The battle over transgender student access to a northwest suburban girls’ locker room returned to Chicago’s federal courthouse Monday, where lawyers for a group of students and parents hope a judge will intervene.

But U.S. Magistrate Judge Jeffrey T. Gilbert said Monday he would not immediately rule on a request to stop a transgender student from using the girls’ locker room while a lawsuit proceeds. The complaint was filed by Students and Parents for Privacy, an “unincorporated association” of 51 families with ties to Palatine-based Township High School District 211.

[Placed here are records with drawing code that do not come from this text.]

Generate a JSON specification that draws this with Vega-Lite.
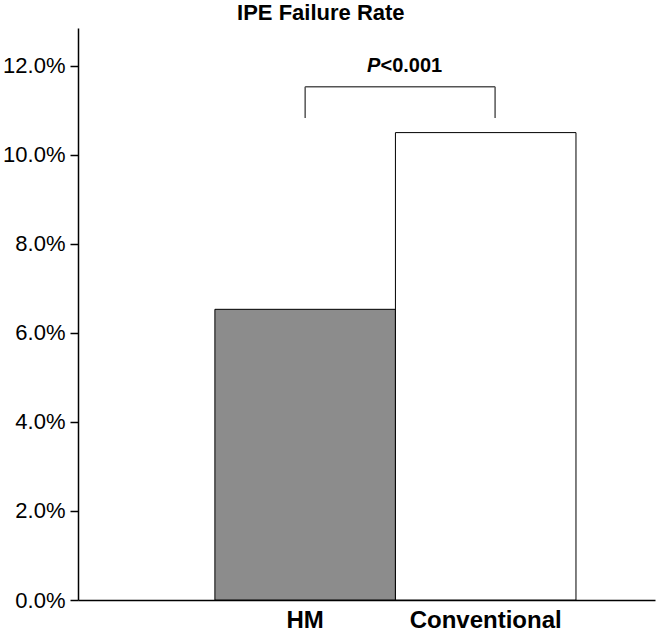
{
  "$schema": "https://vega.github.io/schema/vega-lite/v6.json",
  "width": 577,
  "height": 572,
  "autosize": {"type": "none"},
  "padding": {"left": 78, "top": 28, "right": 1, "bottom": 34},
  "background": "white",
  "config": {
    "view": {"stroke": null},
    "font": "Liberation Sans",
    "axisX": {"domainColor": "black", "domainWidth": 1.5, "ticks": false, "labelAngle": 0, "labelFontWeight": "bold", "labelFontSize": 24, "labelColor": "black", "labelPadding": 8, "grid": false},
    "axisY": {"domainColor": "black", "domainWidth": 1.5, "tickColor": "black", "tickSize": 8, "tickWidth": 1.5, "labelFontSize": 22, "labelColor": "black", "labelPadding": 5, "grid": false}
  },
  "title": {"text": "IPE Failure Rate", "fontSize": 22, "fontWeight": "bold", "color": "black", "frame": "bounds", "anchor": "middle", "offset": 3, "dx": -8},
  "datasets": {
    "bars": [
      {"group": "HM", "rate": 0.0653},
      {"group": "Conventional", "rate": 0.105}
    ],
    "bracketLeft": [{"group": "HM", "low": 0.1083, "high": 0.1153}],
    "bracketRight": [{"group": "Conventional", "low": 0.1083, "high": 0.1153}],
    "bracketTop": [{"from": "HM", "to": "Conventional", "level": 0.1153}],
    "pLabel": [{"group": "HM", "level": 0.12, "italic": "P", "rest": "<0.001"}]
  },
  "layer": [
    {
      "data": {"name": "bars"},
      "mark": {"type": "bar", "stroke": "black", "strokeWidth": 1},
      "encoding": {
        "x": {"field": "group", "type": "nominal", "title": null,
              "scale": {"domain": ["HM", "Conventional"], "paddingInner": 0, "paddingOuter": 0.598, "align": 0.634}},
        "y": {"field": "rate", "type": "quantitative", "title": null,
              "scale": {"domain": [0, 0.1285], "nice": false},
              "axis": {"values": [0, 0.02, 0.04, 0.06, 0.08, 0.1, 0.12], "format": ".1%"}},
        "color": {"field": "group", "type": "nominal", "legend": null,
                  "scale": {"domain": ["HM", "Conventional"], "range": ["#8c8c8c", "#ffffff"]}}
      }
    },
    {
      "data": {"name": "bracketLeft"},
      "mark": {"type": "rule", "color": "#555555", "strokeWidth": 1.5},
      "encoding": {
        "x": {"field": "group", "type": "nominal", "bandPosition": 0.5, "title": null},
        "y": {"field": "low", "type": "quantitative", "title": null},
        "y2": {"field": "high"}
      }
    },
    {
      "data": {"name": "bracketRight"},
      "mark": {"type": "rule", "color": "#555555", "strokeWidth": 1.5},
      "encoding": {
        "x": {"field": "group", "type": "nominal", "bandPosition": 0.552, "title": null},
        "y": {"field": "low", "type": "quantitative", "title": null},
        "y2": {"field": "high"}
      }
    },
    {
      "data": {"name": "bracketTop"},
      "mark": {"type": "rule", "color": "#555555", "strokeWidth": 1.5},
      "encoding": {
        "x": {"field": "from", "type": "nominal", "bandPosition": 0.5, "title": null},
        "x2": {"field": "to", "bandPosition": 0.552},
        "y": {"field": "level", "type": "quantitative", "title": null}
      }
    },
    {
      "data": {"name": "pLabel"},
      "mark": {"type": "text", "align": "right", "baseline": "middle", "fontSize": 20, "fontWeight": "bold", "fontStyle": "italic", "color": "black"},
      "encoding": {
        "x": {"field": "group", "type": "nominal", "bandPosition": 0.917, "title": null},
        "y": {"field": "level", "type": "quantitative", "title": null},
        "text": {"field": "italic"}
      }
    },
    {
      "data": {"name": "pLabel"},
      "mark": {"type": "text", "align": "left", "baseline": "middle", "fontSize": 20, "fontWeight": "bold", "color": "black"},
      "encoding": {
        "x": {"field": "group", "type": "nominal", "bandPosition": 0.917, "title": null},
        "y": {"field": "level", "type": "quantitative", "title": null},
        "text": {"field": "rest"}
      }
    }
  ]
}
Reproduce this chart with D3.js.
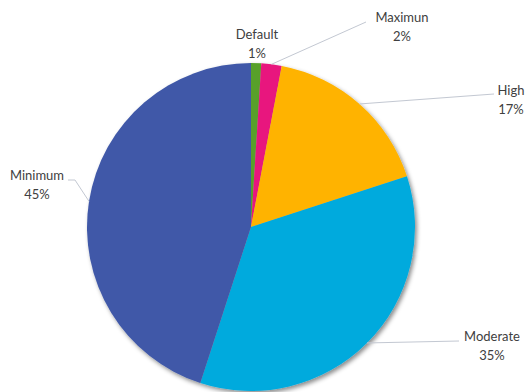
<!DOCTYPE html>
<html>
<head>
<meta charset="utf-8">
<script src="https://cdn.jsdelivr.net/npm/d3@7"></script>
<style>
  html, body { margin: 0; padding: 0; background: #fff; }
  svg { display: block; }
  .lbl { font-family: Lato, "Open Sans", sans-serif; font-size: 13px; fill: #404040; }
</style>
</head>
<body>
<svg id="chart" width="526" height="392"></svg>
<script>
// Slice data, clockwise from 12 o'clock
const categories = ["Default", "Maximun", "High", "Moderate", "Minimum"];
const shares = [1, 2, 17, 35, 45];
const colors = ["#58a02c", "#e8177e", "#ffb300", "#00aadd", "#4059a8"];

const width = 526, height = 392;
const cx = 251, cy = 227, radius = 164;

const svg = d3.select("#chart");

// soft drop shadow under the pie
const defs = svg.append("defs");
const f = defs.append("filter").attr("id", "shadow")
  .attr("x", "-10%").attr("y", "-10%").attr("width", "120%").attr("height", "120%");
f.append("feDropShadow").attr("dx", 2).attr("dy", 2.5).attr("stdDeviation", 2)
  .attr("flood-color", "#000").attr("flood-opacity", 0.45);

const data = categories.map((c, i) => ({ name: c, value: shares[i], color: colors[i] }));
const pie = d3.pie().sort(null).value(d => d.value);
const arc = d3.arc().innerRadius(0).outerRadius(radius);
const arcs = pie(data);

const g = svg.append("g").attr("transform", `translate(${cx},${cy})`);
g.append("g").attr("filter", "url(#shadow)")
  .selectAll("path").data(arcs).join("path")
  .attr("d", arc)
  .attr("fill", d => d.data.color);

// label anchor points (text centre) and leader elbows, per slice
const labelPos = {
  "Default":  { x: 257, y: 39 },
  "Maximun":  { x: 402, y: 22 },
  "High":     { x: 511, y: 95 },
  "Moderate": { x: 492, y: 341 },
  "Minimum":  { x: 37,  y: 180 }
};
const leaders = {
  "Maximun":  { end: [366, 22], side: -1 },
  "High":     { end: [494, 94], side: -1 },
  "Moderate": { end: [459, 341], side: -1 },
  "Minimum":  { end: [68, 180], side: 1, elbow: [75, 180] }
};

const lineG = svg.append("g");
arcs.forEach(a => {
  const L = leaders[a.data.name];
  if (!L) return;
  const mid = (a.startAngle + a.endAngle) / 2;
  const p0 = [cx + Math.sin(mid) * radius, cy - Math.cos(mid) * radius];
  const pts = [p0];
  if (L.elbow) pts.push(L.elbow);
  pts.push(L.end);
  lineG.append("path")
    .attr("d", d3.line()(pts))
    .attr("fill", "none")
    .attr("stroke", "#c3c8d2")
    .attr("stroke-width", 1);
});

const textG = svg.append("g");
arcs.forEach(a => {
  const p = labelPos[a.data.name];
  const t = textG.append("text").attr("class", "lbl").attr("text-anchor", "middle")
    .attr("x", p.x).attr("y", p.y);
  t.append("tspan").attr("x", p.x).attr("dy", 0).text(a.data.name);
  t.append("tspan").attr("x", p.x).attr("dy", 19).text(d3.format(".0%")(a.data.value / 100));
});
</script>
</body>
</html>
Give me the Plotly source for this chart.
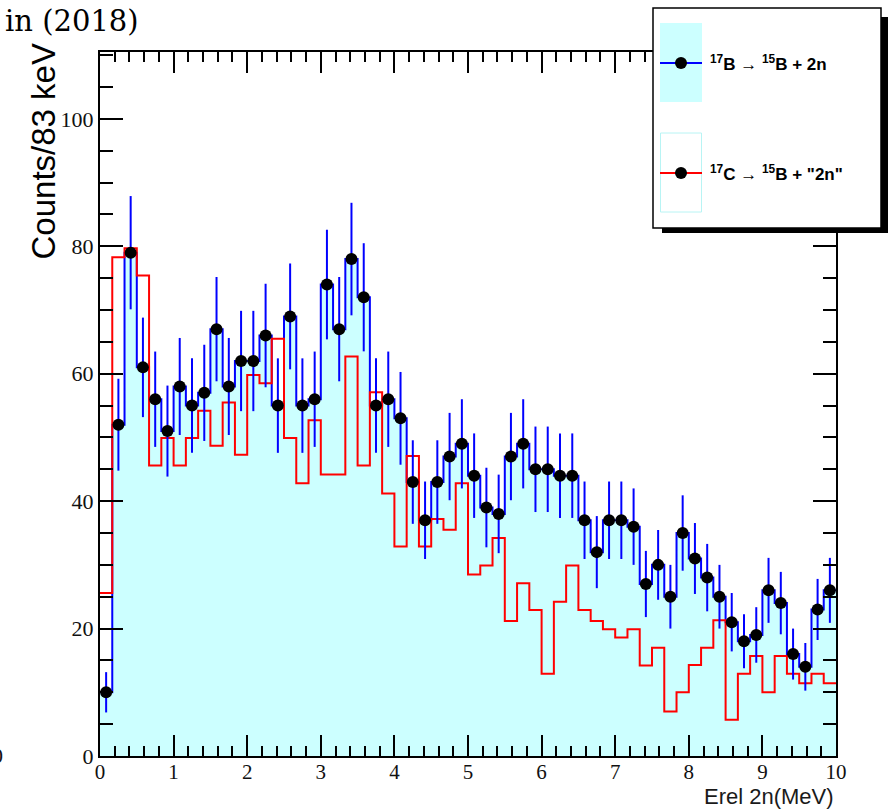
import numpy as np
import plotly.graph_objects as go

# Relative energy binning: 60 bins over 0-10 MeV
E_MIN, E_MAX, N_BINS = 0.0, 10.0, 60

# 17B -> 15B + 2n : counts per bin
b17_counts = [10, 52, 79, 61, 56, 51, 58, 55, 57, 67,
              58, 62, 62, 66, 55, 69, 55, 56, 74, 67,
              78, 72, 55, 56, 53, 43, 37, 43, 47, 49,
              44, 39, 38, 47, 49, 45, 45, 44, 44, 37,
              32, 37, 37, 36, 27, 30, 25, 35, 31, 28,
              25, 21, 18, 19, 26, 24, 16, 14, 23, 26]

# 17C -> 15B + "2n" : normalised spectrum per bin
c17_scaled = [25.6, 78.3, 79.7, 75.4, 45.6, 49.9, 45.6, 49.9, 54.2, 48.7,
              55.5, 47.3, 59.8, 58.5, 65.5, 49.9, 42.8, 52.7, 44.2, 44.2,
              62.7, 45.6, 57.1, 41.2, 32.9, 47.1, 32.9, 37.2, 35.5, 42.8,
              28.5, 29.9, 34.2, 21.2, 27.1, 22.9, 12.9, 24.2, 29.9, 22.9,
              21.2, 19.9, 18.6, 19.9, 14.2, 17.0, 7.0, 10.0, 14.3, 17.0,
              21.3, 5.7, 12.9, 15.7, 10.0, 15.7, 12.9, 11.4, 12.9, 11.4]

legend_labels = ["<b><sup>17</sup>B</b> \u2192 <b><sup>15</sup>B + 2n</b>",
                 "<b><sup>17</sup>C</b> \u2192 <b><sup>15</sup>B + \"2n\"</b>"]

edges = np.linspace(E_MIN, E_MAX, N_BINS + 1)
centers = 0.5 * (edges[:-1] + edges[1:])
counts = np.array(b17_counts, dtype=float)
scaled = np.array(c17_scaled, dtype=float)

# step outlines: each bin value held from its lower edge to the upper edge
step_x = list(edges[:-1]) + [edges[-1]]

FILL = "#ccffff"
BLUE = "#0000ff"
RED = "#ff0000"

fig = go.Figure()

fig.add_trace(go.Scatter(
    x=step_x, y=list(counts) + [counts[-1]],
    mode="lines", line_shape="hv",
    line=dict(color=BLUE, width=2),
    fill="tozeroy", fillcolor=FILL,
    showlegend=False, hoverinfo="skip"))

fig.add_trace(go.Scatter(
    x=step_x, y=list(scaled) + [scaled[-1]],
    mode="lines", line_shape="hv",
    line=dict(color=RED, width=2),
    showlegend=False, hoverinfo="skip"))

fig.add_trace(go.Scatter(
    x=centers, y=counts, mode="markers",
    marker=dict(color="black", size=12),
    error_y=dict(type="data", array=np.sqrt(counts),
                 color=BLUE, thickness=2, width=0),
    showlegend=False))

# plot area in page pixels
L, R, T, B = 100, 836, 52, 756
W, H = 894, 809


def px(x):
    return (x - L) / (R - L)


def py(y):
    return (B - y) / (B - T)


serif_ticks = dict(family="Liberation Serif", size=22, color="#111111")
serif_xticks = dict(family="Liberation Serif", size=21, color="#111111")

fig.update_layout(
    width=W, height=H,
    margin=dict(l=L, r=W - R, t=T, b=H - B, pad=0),
    paper_bgcolor="white", plot_bgcolor="white",
    xaxis=dict(range=[E_MIN, E_MAX], showgrid=False, zeroline=False,
               showline=True, linecolor="black", linewidth=2, mirror="ticks",
               ticks="inside", ticklen=21, tickwidth=2, tickcolor="black",
               tick0=0, dtick=1, tickfont=serif_xticks, ticklabelstandoff=-4,
               minor=dict(dtick=0.2, ticks="inside", ticklen=10,
                          tickwidth=2, tickcolor="black")),
    yaxis=dict(range=[0, 110.5], showgrid=False, zeroline=False,
               showline=True, linecolor="black", linewidth=2, mirror="ticks",
               ticks="inside", ticklen=23, tickwidth=2, tickcolor="black",
               tick0=0, dtick=20, tickfont=serif_ticks,
               minor=dict(dtick=5, ticks="inside", ticklen=13,
                          tickwidth=2, tickcolor="black")),
)

annotations = [
    dict(text="in (2018)", x=px(3), y=py(21), xref="paper", yref="paper",
         xanchor="left", yanchor="middle", showarrow=False,
         font=dict(family="DejaVu Serif", size=29, color="black")),
    dict(text="0", x=px(5), y=py(755), xref="paper", yref="paper",
         xanchor="right", yanchor="middle", showarrow=False,
         font=serif_ticks),
    dict(text="Counts/83 keV", x=px(43), y=py(151.5), xref="paper", yref="paper",
         xanchor="center", yanchor="middle", textangle=-90, showarrow=False,
         font=dict(family="Liberation Sans", size=33, color="black")),
    dict(text="Erel 2n(MeV)", x=px(836), y=py(796.5), xref="paper", yref="paper",
         xanchor="right", yanchor="middle", showarrow=False,
         font=dict(family="Liberation Sans", size=22, color="#1a1a1a")),
]

# legend panel with drop shadow
shapes = [
    dict(type="rect", xref="paper", yref="paper", layer="above",
         x0=px(662), x1=px(888), y0=py(17), y1=py(233),
         fillcolor="black", line=dict(width=0)),
    dict(type="rect", xref="paper", yref="paper", layer="above",
         x0=px(653), x1=px(881), y0=py(8), y1=py(228),
         fillcolor="white", line=dict(color="black", width=1.5)),
    dict(type="rect", xref="paper", yref="paper", layer="above",
         x0=px(660), x1=px(702), y0=py(23), y1=py(102),
         fillcolor=FILL, line=dict(width=0)),
    dict(type="rect", xref="paper", yref="paper", layer="above",
         x0=px(660.5), x1=px(701.5), y0=py(133), y1=py(212),
         fillcolor="rgba(0,0,0,0)", line=dict(color="#b8f4f4", width=1)),
]
entry_rows = [63, 173]
entry_colors = [BLUE, RED]
for row, col, label in zip(entry_rows, entry_colors, legend_labels):
    shapes.append(dict(type="line", xref="paper", yref="paper", layer="above",
                       x0=px(660), x1=px(702), y0=py(row), y1=py(row),
                       line=dict(color=col, width=2)))
    shapes.append(dict(type="circle", xref="paper", yref="paper", layer="above",
                       xsizemode="pixel", ysizemode="pixel",
                       xanchor=px(681), yanchor=py(row),
                       x0=-6, x1=6, y0=-6, y1=6,
                       fillcolor="black", line=dict(color="black", width=0)))
    annotations.append(dict(text=label, x=px(708), y=py(row),
                            xref="paper", yref="paper",
                            xanchor="left", yanchor="middle", showarrow=False,
                            font=dict(family="Liberation Sans", size=17,
                                      color="black")))

fig.update_layout(annotations=annotations, shapes=shapes)

fig.write_html("out.html")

At the center of the debate is a transgendered student, referred to in court Monday as “Student A,” entering her senior year at William Fremd High School. Born male, lawyers for the school district said the student is a girl “in every way she can be.” The student has been allowed to use the girls’ restroom at Fremd since August 2013. The district agreed to let the student use the girls’ locker room last December in a deal that involved installing privacy curtains.

Jeremy Tedesco, a lawyer for Students and Parents for Privacy, insisted to the judge that “Student A is male,” and he said his clients have a right to use a locker room “free of a male student.” He also decried a “subjective definition of sex.”

But Sheila Lieber, representing the U.S. Department of Education, argued that Student A “is a female” who was harmed when she was “not allowed to use the female locker room” prior to December. Sally Scott, a lawyer for the school district, said Student A changes her clothes in a bathroom stall “or doesn’t change.” Meanwhile, a locker room attendant is present, and other students are given access to private areas to change their clothes.

“There are no lines to the privacy areas,” Scott said. “As far as we know, they’re not even being used.”

Tedesco said after court that girls who use the privacy areas have been bullied, and those who object to Student A’s use of the locker room are labeled by the school as “narrow minded.”

District 211 serves nearly 12,500 students from Palatine, Hoffman Estates, Inverness and Schaumburg, and parts of seven other northwestern suburbs, in five high schools and two alternative high schools. It was forced to give Student A access to the locker room last year when the Department of Education charged that not accommodating the student was a violation of Title IX, which prohibits discrimination on the basis of sex.

The lawsuit maintains that the 1972 federal law actually authorizes schools to retain single-sex restrooms and locker rooms, and Title IX is being unlawfully redefined by the Department of Education.